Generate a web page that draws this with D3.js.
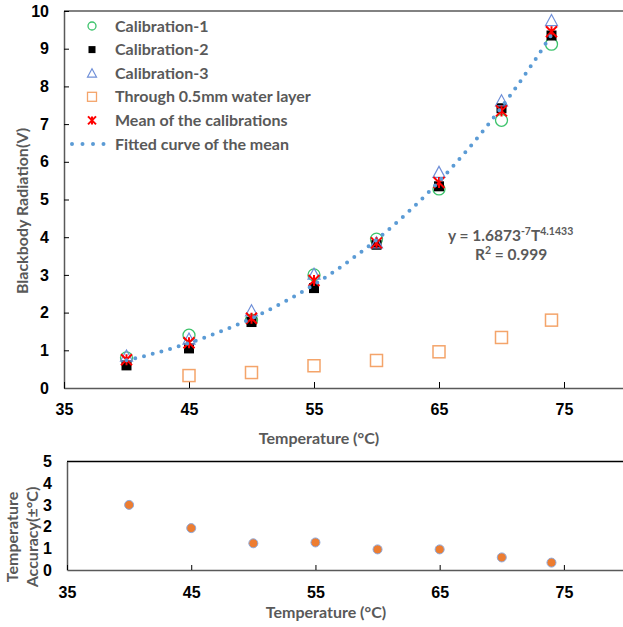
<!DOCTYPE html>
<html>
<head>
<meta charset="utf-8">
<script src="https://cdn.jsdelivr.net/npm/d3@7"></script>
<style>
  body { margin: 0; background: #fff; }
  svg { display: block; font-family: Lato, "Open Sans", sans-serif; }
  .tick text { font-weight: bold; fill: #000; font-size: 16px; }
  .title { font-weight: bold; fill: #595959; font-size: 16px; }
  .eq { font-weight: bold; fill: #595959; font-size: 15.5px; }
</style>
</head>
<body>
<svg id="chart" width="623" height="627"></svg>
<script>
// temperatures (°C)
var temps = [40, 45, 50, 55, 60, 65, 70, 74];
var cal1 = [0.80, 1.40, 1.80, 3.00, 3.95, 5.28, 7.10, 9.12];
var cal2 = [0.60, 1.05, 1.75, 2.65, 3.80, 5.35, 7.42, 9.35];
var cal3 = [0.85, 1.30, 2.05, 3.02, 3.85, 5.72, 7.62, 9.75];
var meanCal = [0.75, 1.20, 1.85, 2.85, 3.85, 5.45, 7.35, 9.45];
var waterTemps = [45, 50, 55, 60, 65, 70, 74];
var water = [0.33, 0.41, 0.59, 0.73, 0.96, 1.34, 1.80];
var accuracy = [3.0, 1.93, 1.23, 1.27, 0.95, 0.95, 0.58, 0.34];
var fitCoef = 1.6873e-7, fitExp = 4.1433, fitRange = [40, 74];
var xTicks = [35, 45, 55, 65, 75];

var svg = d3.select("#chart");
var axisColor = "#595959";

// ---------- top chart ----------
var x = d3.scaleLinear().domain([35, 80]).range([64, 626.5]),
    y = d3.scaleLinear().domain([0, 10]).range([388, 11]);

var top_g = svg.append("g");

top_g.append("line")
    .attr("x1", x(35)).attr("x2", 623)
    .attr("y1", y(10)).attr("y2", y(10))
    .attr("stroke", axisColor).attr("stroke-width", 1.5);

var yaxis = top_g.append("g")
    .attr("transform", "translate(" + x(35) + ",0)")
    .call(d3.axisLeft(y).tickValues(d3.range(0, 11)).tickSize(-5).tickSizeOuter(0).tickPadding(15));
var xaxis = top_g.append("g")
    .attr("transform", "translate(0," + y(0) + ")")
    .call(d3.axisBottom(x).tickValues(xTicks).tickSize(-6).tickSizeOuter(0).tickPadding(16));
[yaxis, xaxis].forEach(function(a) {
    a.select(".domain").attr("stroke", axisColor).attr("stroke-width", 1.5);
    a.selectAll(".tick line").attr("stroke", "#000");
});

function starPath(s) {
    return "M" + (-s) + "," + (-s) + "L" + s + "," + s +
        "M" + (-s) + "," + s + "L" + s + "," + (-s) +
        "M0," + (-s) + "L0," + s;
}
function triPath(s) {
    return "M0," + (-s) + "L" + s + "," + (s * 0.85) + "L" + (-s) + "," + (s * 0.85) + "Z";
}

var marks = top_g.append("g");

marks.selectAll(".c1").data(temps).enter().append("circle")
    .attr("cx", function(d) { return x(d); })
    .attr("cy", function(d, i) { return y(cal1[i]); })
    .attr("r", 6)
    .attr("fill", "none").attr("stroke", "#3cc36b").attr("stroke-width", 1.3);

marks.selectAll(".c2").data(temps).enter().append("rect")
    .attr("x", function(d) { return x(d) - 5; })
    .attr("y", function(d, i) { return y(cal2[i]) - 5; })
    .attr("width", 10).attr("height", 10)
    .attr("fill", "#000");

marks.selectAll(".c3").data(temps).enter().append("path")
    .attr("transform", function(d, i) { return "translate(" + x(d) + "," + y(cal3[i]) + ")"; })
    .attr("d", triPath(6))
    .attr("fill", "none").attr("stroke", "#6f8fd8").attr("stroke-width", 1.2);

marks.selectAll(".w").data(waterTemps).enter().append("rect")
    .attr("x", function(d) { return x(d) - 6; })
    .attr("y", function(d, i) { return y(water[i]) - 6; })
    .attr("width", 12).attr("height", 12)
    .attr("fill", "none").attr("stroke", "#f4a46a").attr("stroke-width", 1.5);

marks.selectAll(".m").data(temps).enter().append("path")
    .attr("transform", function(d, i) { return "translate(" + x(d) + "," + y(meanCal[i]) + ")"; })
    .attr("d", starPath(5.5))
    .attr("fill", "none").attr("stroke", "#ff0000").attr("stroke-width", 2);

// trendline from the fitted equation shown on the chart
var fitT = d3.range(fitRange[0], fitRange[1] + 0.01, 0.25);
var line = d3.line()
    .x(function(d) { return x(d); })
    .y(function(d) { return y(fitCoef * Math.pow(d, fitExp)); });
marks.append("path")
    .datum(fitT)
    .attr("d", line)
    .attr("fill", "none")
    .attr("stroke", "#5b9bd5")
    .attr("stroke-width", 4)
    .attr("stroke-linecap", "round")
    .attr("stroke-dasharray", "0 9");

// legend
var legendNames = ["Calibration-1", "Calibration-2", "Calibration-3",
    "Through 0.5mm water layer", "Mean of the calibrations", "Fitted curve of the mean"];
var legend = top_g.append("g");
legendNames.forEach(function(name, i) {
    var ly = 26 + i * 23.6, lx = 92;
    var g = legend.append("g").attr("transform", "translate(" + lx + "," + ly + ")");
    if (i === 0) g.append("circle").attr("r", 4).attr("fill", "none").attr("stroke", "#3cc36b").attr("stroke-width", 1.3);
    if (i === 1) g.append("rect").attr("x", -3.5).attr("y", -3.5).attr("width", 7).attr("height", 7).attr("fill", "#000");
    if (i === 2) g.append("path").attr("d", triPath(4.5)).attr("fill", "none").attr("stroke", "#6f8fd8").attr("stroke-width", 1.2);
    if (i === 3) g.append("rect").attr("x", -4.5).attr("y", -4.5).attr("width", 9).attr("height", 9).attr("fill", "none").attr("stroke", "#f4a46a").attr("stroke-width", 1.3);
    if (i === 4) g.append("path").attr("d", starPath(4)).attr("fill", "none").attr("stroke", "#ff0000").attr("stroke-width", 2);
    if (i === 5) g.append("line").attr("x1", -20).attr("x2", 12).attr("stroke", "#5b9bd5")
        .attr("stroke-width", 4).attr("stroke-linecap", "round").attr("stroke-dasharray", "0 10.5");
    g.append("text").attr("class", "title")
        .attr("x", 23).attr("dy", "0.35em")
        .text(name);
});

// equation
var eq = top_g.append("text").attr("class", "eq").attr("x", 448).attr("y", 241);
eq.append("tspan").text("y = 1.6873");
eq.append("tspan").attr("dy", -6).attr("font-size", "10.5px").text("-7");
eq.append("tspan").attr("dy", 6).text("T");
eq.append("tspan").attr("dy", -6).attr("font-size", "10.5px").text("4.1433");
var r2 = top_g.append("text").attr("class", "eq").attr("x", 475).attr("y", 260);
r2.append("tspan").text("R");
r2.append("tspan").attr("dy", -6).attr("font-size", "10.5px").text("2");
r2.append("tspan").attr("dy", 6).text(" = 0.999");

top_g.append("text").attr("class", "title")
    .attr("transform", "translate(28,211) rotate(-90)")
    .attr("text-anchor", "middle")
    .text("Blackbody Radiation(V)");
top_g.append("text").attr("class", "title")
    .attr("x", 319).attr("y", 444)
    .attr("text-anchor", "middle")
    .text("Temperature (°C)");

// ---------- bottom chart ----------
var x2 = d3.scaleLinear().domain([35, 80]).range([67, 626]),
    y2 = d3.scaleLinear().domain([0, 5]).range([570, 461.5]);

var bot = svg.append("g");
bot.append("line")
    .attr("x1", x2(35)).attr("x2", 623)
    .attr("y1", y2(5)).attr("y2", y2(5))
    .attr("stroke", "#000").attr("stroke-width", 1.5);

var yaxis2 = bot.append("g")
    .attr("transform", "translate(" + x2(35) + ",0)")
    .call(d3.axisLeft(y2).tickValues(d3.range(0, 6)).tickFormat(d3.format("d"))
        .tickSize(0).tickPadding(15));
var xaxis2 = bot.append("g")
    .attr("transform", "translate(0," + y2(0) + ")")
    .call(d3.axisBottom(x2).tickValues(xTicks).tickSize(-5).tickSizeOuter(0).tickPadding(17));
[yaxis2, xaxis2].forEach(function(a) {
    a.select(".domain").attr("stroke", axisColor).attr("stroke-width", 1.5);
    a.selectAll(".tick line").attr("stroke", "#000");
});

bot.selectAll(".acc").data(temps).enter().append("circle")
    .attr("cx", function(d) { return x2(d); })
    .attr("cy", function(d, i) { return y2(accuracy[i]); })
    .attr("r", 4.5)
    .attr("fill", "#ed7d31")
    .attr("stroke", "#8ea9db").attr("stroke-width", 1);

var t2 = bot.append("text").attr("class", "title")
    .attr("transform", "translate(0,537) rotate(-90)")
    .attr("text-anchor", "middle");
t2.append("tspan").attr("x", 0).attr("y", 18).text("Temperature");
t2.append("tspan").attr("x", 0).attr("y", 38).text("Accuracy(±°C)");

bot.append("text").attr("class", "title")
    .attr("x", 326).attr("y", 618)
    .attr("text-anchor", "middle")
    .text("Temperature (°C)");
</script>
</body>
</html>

◇ ◇ ◇ ◇ ◇ ◇ ◇

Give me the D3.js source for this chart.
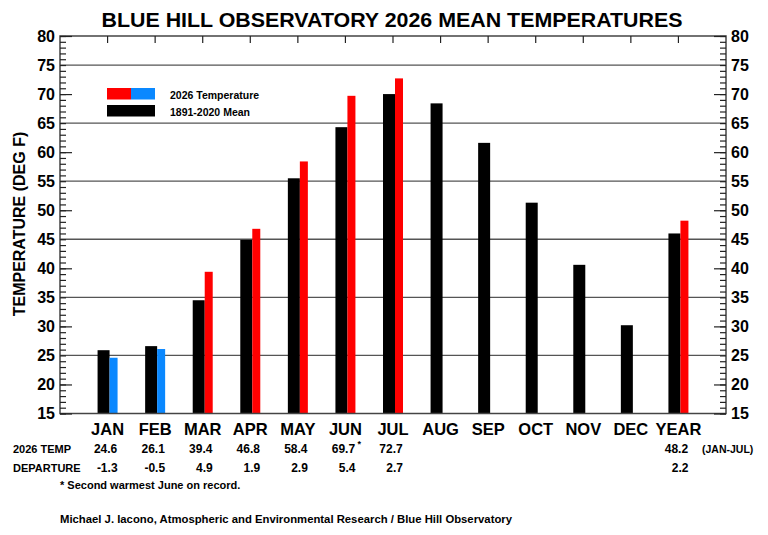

◇ ◇ ◇ ◇ ◇ ◇ ◇

**Task**: Report how many lines of the entries hold the word "chart". Nothing else is needed.

**Exercise response**: 6